As an investor planning to take that first step into the stock market, it is crucial to understand that this is an asset that can multiply the money or wash it out; it all depends on the market timing and skills related to stock selection.

Investing directly in the stock market is not everyone’s cup of tea. An investor essentially needs four attributes, which include:

Risk appetite: As a first-time investor, assessing how much capital one is willing to lose remains important. When it comes to investing in stocks, losing principal is quite a common occurrence. Here, the first thing an investor in the stock market would need to understand is the ability to take losses to principal.

Patience levels: Typically, stock prices tend to move in cycles. However, they keep up with the earnings of companies that make up the equity market in the long run. In the Indian stock market scenario, stocks tend to register high short-term volatility. Still, over the long run, the big crashes are insignificant if one looks at the benchmark indices like the BSE Sensex or NSE Nifty graph. 

An investor should have patience and hold stocks over a long investment horizon. While a three-five-year holding period is ideal, a more realistic horizon to survive any possible crash and to come back is seven years or maybe more if possible.

Sound knowledge of business and finance: At times, investing also involves predicting market movements; it is important to understand the business one plans to invest in. 

An investor investing in a stock looks forward to taking a call on how the company will manage to multiply its profits over a period. This evaluation calls for the ability to understand industries and business and economic cycles, including an understanding of the profit drivers and risks to the business one plans to invest in. 

One needs to have serious balance sheet reading skills to identify dicey companies.
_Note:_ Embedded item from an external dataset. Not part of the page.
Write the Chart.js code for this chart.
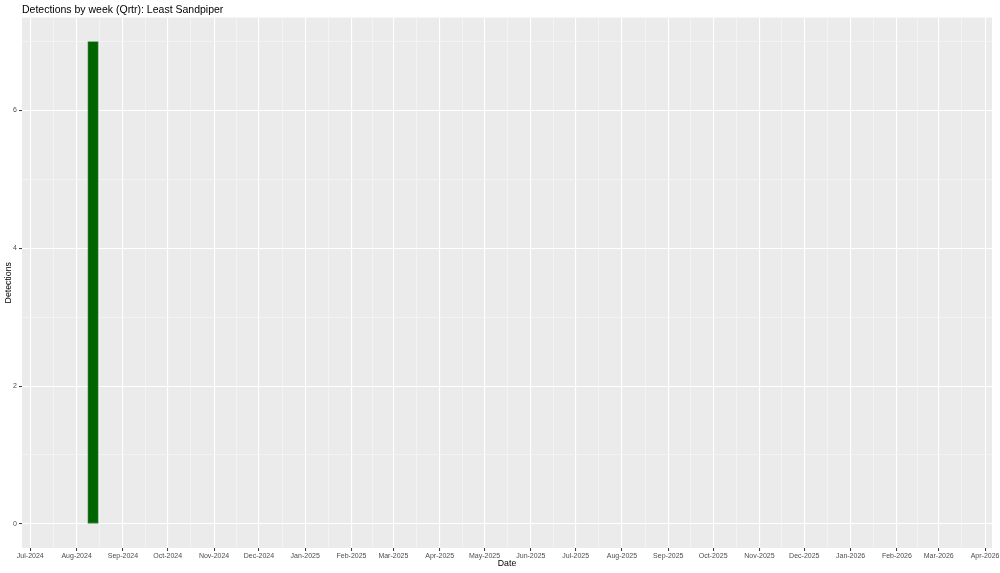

To estimate where a particular entity’s profits may go in the future, an investor requires forecasting and modelling skills.  

To some extent, an investor undertaking direct investing in stocks requires knowledge of business, accounting, and math. 

Focus on time: To earn respectable long-term returns from stocks, investors need to track their financial performance, corporate actions, competitors and external factors such as policy and regulatory developments.